Urheberrecht

Logik der semantischen Abschreckung

23. Juli 2015
von Börsenblatt
Anstatt in rhetorische Grabenkämpfe zu verfallen wie nach der Schließung der Tauschplattform Megaupload sollten sich Urheber, Verwerter und Nutzer auf sozial wie wirtschaftlich verträgliche Urheberrechtsregeln verständigen, meint Börsenblatt-Redakteur Michael Roesler-Graichen.

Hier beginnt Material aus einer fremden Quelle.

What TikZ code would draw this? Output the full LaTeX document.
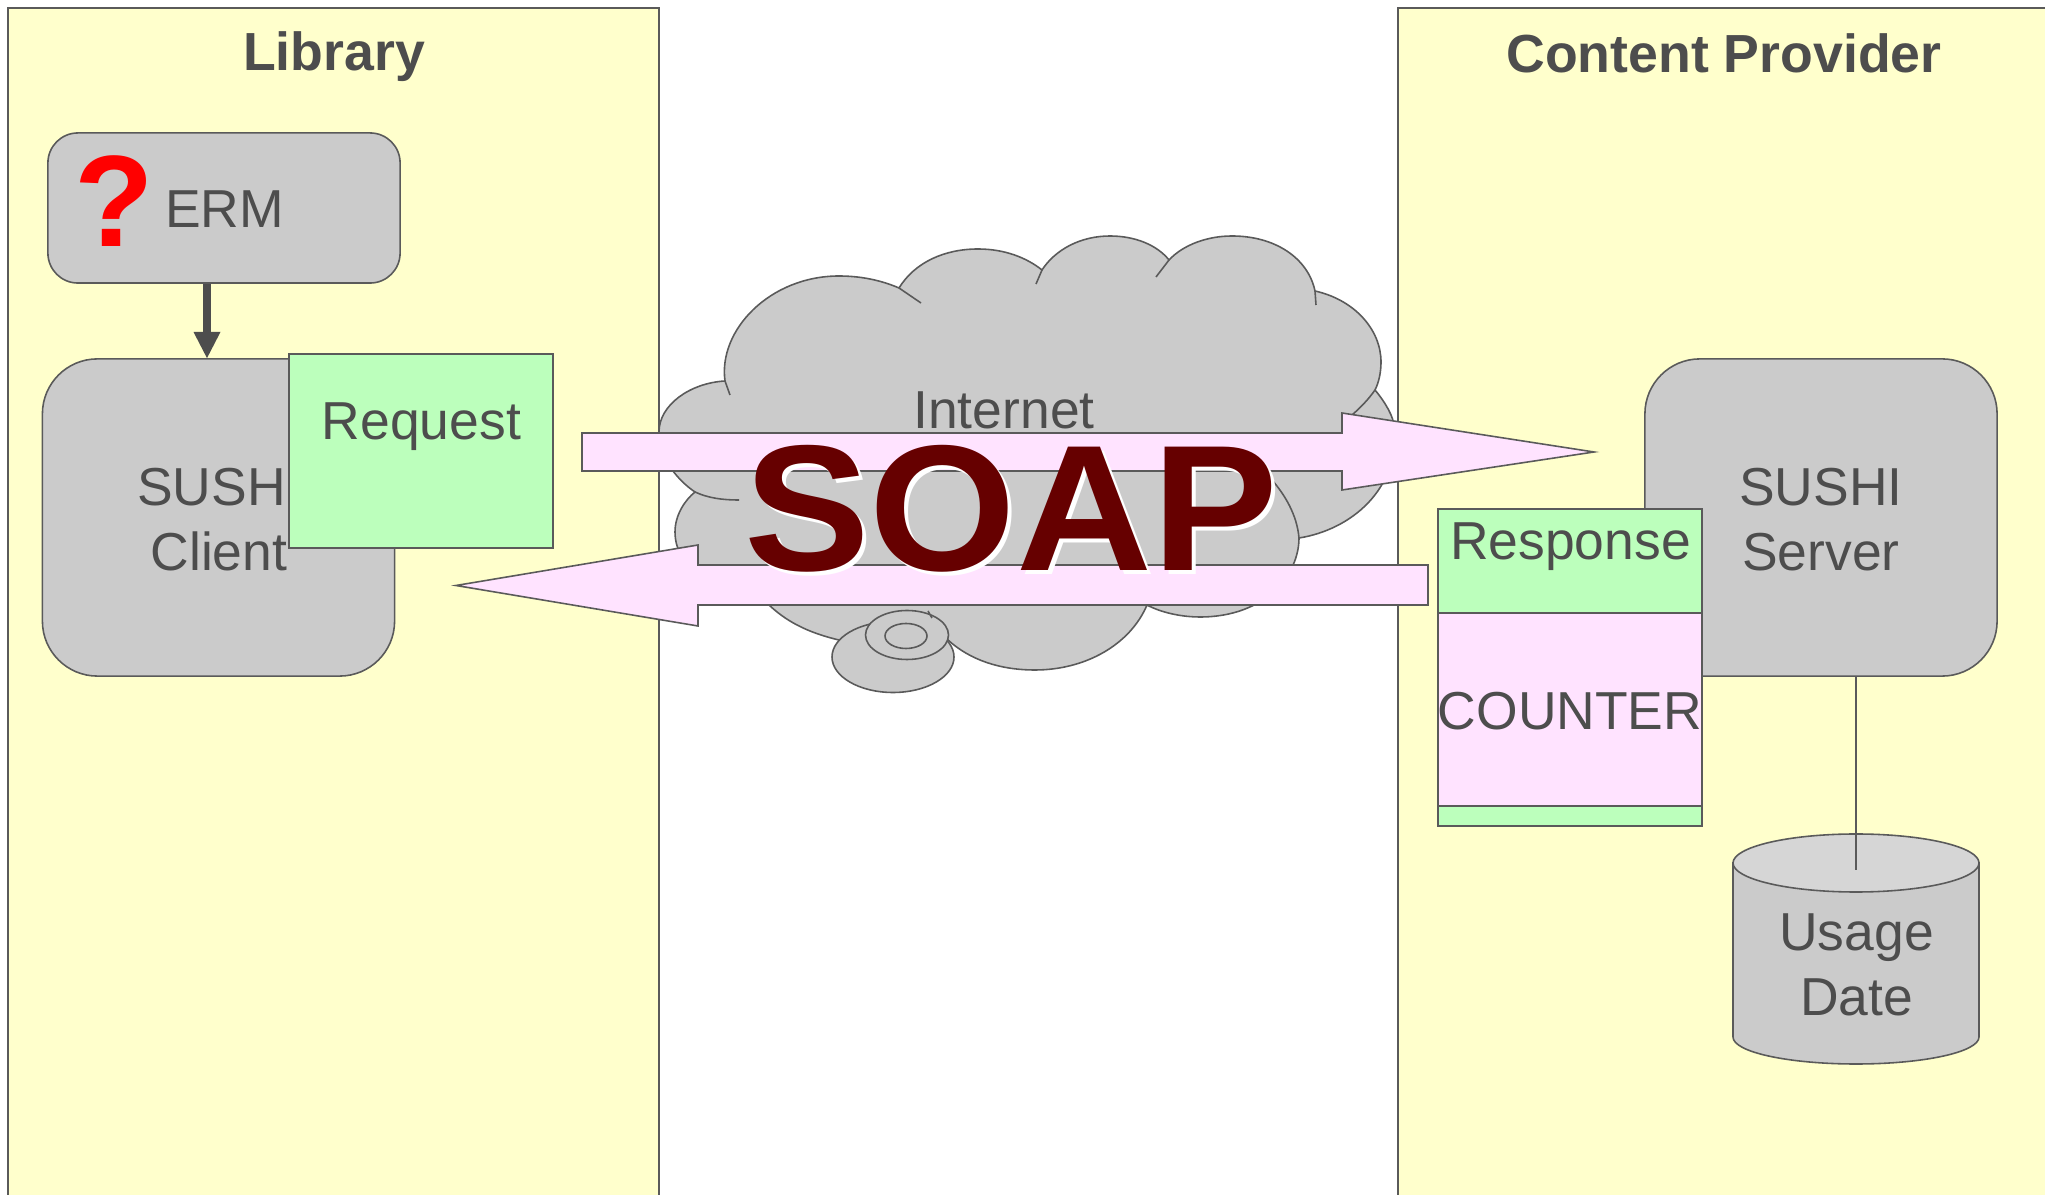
\documentclass[tikz,border=0pt]{standalone}
\usepackage{fontspec}
\setmainfont{Liberation Sans}
\usepackage{xcolor}

\definecolor{panelyellow}{HTML}{FFFFCC}
\definecolor{edgegrey}{HTML}{5A5A5A}
\definecolor{textgrey}{HTML}{4D4D4D}
\definecolor{boxgrey}{HTML}{CBCBCB}
\definecolor{topgrey}{HTML}{D6D6D6}
\definecolor{msggreen}{HTML}{BCFFBC}
\definecolor{msgpink}{HTML}{FFE3FF}
\definecolor{soapred}{HTML}{660000}

\tikzset{
  outline/.style={draw=edgegrey, line width=0.45pt},
  panel/.style={outline, fill=panelyellow},
  txt/.style={text=textgrey, align=center, inner sep=0pt, font=\fontsize{15.2}{18.5}\selectfont},
  title/.style={txt, font=\fontsize{15.25}{18.5}\selectfont\bfseries},
  erm box/.style={outline, fill=boxgrey, rounded corners=0.3cm, inner sep=0pt, minimum width=3.52cm, minimum height=1.50cm},
  sushi box/.style={outline, fill=boxgrey, rounded corners=0.55cm, inner sep=0pt, minimum width=3.52cm, minimum height=3.17cm},
  msg/.style={outline, inner sep=0pt},
  block arrow/.style={outline, fill=msgpink},
  soap/.style={inner sep=0pt, font=\fontsize{51}{51}\selectfont\bfseries}
}

\begin{document}
\begin{tikzpicture}[x=0.01cm, y=-0.01cm]
\useasboundingbox (0,0) rectangle (2045,1195);

% the two sides
\draw[panel] (8,8) rectangle (659,1215);
\draw[panel] (1398,8) rectangle (2065,1215);
\node[title] (library) at (334,57) {Library};
\node[title] (provider) at (1724,53) {Content Provider};

% library side
\node[erm box] (erm) at (224,208) {};
\node[txt] (ermtext) at (224.5,209) {ERM};
\node[text=red, inner sep=0pt, font=\fontsize{37}{37}\selectfont\bfseries] (query) at (114,201) {?};
\node[sushi box] (client) at (218.5,517.5) {};
\node[txt] (clienttext) at (219,519.5) {SUSHI\\Client};
\draw[textgrey, line width=2.4pt] (erm.south -| 207,0) -- (207,335);
\fill[textgrey] (193.5,332) -- (220.5,332) -- (client.north -| 207,0) -- cycle;
\node[msg, fill=msggreen, minimum width=2.64cm, minimum height=1.94cm] (request) at (421,451) {};
\node[txt] (requesttext) at (421.5,427) {Request};

% the cloud
\draw[outline, fill=boxgrey] (725,381)
  .. controls (718,330) and (770,276) .. (839,276)
  .. controls (865,276) and (885,282) .. (899,288)
  .. controls (915,262) and (945,249) .. (978,249)
  .. controls (1005,249) and (1027,258) .. (1042,270)
  .. controls (1055,250) and (1080,236) .. (1110,236)
  .. controls (1135,236) and (1157,245) .. (1169,260)
  .. controls (1183,245) and (1207,236) .. (1232,236)
  .. controls (1275,236) and (1308,258) .. (1315,291)
  .. controls (1355,300) and (1381,330) .. (1381,362)
  .. controls (1381,372) and (1379,382) .. (1375,390)
  .. controls (1385,402) and (1394,417) .. (1394,427)
  .. controls (1400,490) and (1350,530) .. (1299,538)
  .. controls (1299,575) and (1265,617) .. (1200,617)
  .. controls (1180,617) and (1160,612) .. (1147,605)
  .. controls (1130,645) and (1085,670) .. (1035,670)
  .. controls (1000,670) and (970,660) .. (948,640)
  -- (839,640)
  .. controls (805,632) and (785,620) .. (769,605)
  .. controls (720,600) and (675,570) .. (675,532)
  .. controls (675,515) and (685,500) .. (695,492)
  .. controls (680,482) and (659,460) .. (659,432)
  .. controls (659,405) and (690,383) .. (725,381)
  -- cycle;
\draw[outline] (725,381) -- (730,395);
\draw[outline] (899,288) -- (921,303);
\draw[outline] (1042,270) -- (1036,284);
\draw[outline] (1169,260) -- (1156,277);
\draw[outline] (1315,291) -- (1316,305);
\draw[outline] (1375,390) .. controls (1368,400) and (1360,408) .. (1352,415);
\draw[outline] (1299,538) .. controls (1297,515) and (1285,495) .. (1272,480);
\draw[outline] (695,492) .. controls (708,498) and (722,500) .. (739,500);
\draw[outline, fill=boxgrey] (893,657) ellipse (61 and 35.5);
\draw[outline, fill=boxgrey] (907,635) ellipse (41.5 and 24.5);
\draw[outline] (906,636) ellipse (21 and 12.5);
\draw[outline] (928,611) -- (932,618);
\node[txt] (internet) at (1004,410) {Internet};

% block arrows
\draw[block arrow] (582,433) -- (1342,433) -- (1342,413) -- (1594,452)
  -- (1342,490) -- (1342,471) -- (582,471) -- cycle;
\draw[block arrow] (1428,565) -- (698,565) -- (698,545) -- (456,585.5)
  -- (698,626) -- (698,605) -- (1428,605) -- cycle;

% provider side
\node[sushi box] (server) at (1821,517.5) {};
\node[txt] (servertext) at (1821,519.5) {SUSHI\\Server};
\draw[outline, fill=boxgrey] (1733,863) -- (1733,1037)
  .. controls (1733,1052) and (1788,1064) .. (1856,1064)
  .. controls (1924,1064) and (1979,1052) .. (1979,1037) -- (1979,863) -- cycle;
\draw[outline, fill=topgrey] (1856,863) ellipse (123 and 29);
\coordinate (usageend) at (1856,870);
\draw[outline] (usageend) -- (usageend |- server.south);
\node[txt] (usagetext) at (1856.5,965) {Usage\\Date};
\node[msg, fill=msggreen, minimum width=2.64cm, minimum height=3.17cm] (response) at (1570,667.5) {};
\node[msg, fill=msgpink, minimum width=2.64cm, minimum height=1.93cm] (counter) at (1570,709.5) {};
\node[txt] (responsetext) at (1570.5,547) {Response};
\node[txt] (countertext) at (1570,711) {COUNTER};

% the big label
\node[soap, text=white] (soapshadow) at (1015,513) {\scalebox{1.05}[1]{SOAP}};
\node[soap, text=soapred] (soaplabel) at (1011,509) {\scalebox{1.05}[1]{SOAP}};
\end{tikzpicture}
\end{document}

Die geistigen Väter des Urheberrechts hätten es sich nicht träumen lassen, dass sich der Gedanke eines immateriellen Eigentumsrechts eines Tages – mit der Erfindung eines immateriellen, weil digitalen Informations- und Distributionsnetzes – verflüchtigen könnte. Schaut man sich Blogs, Foren oder Parteiversammlungen an (nicht nur der Piraten), so gewinnt man den Eindruck, es gebe nichts Lästigeres als "sogenanntes" geistiges Eigentum (der "geistigen Väter" hat man sich längst entledigt).

Doch wenn heute allen Ernstes die Stilllegung einer mutmaßlich kriminellen Download-Plattform der "Contentmafia" (O-Ton Piratenpartei) zugeschrieben wird, dann geraten Unterscheidungen ins Rutschen. Kriminell ist in der Regel nicht der, der Inhalte erzeugt und verwertet (solange er im Rahmen des Gesetzes bleibt). Denn das wäre so, als würde die Biologie das Wirtstier zum Parasiten stempeln, wo es doch die Mücke ist, die den Organismus des Tieres schwächt. Und worin liegt der fundamentale Unterschied, wenn One-Click-Hoster illegale Geschäfte mit dem Lebenssaft der Urheber, den kreativen Inhalten, machen?

Angesichts der Logik wechselseitiger semantischer Abschreckung, der jeder selbst gern einen Riegel vorschieben möchte, ist die Frage berechtigt: Wem nützen all diese rhetorischen Grabenkämpfe? Wird es nicht Zeit, gemeinsam über symbiotische Geschäftsmodelle, über sozial wie wirtschaftlich verträgliche Urheberrechtsregeln nachzudenken? Und könnte das Gerede von der fossilen Verlagsbranche, die nichts vom Desaster der Musikindustrie gelernt hätte, nicht endlich aufhören? Oder von den Content-Piraten, die bereits wesentlich weiter seien als die Verlage? Der Übergang vom Buch zum E-Book vollzieht sich nicht nach den gleichen Regeln wie der von der CD zum MP3-Download. Er ist hundertfach komplexer als die Reflexe, die bei Debattenteilnehmern ausgelöst werden, wenn das Reizwort "Urheberrecht" aufblinkt.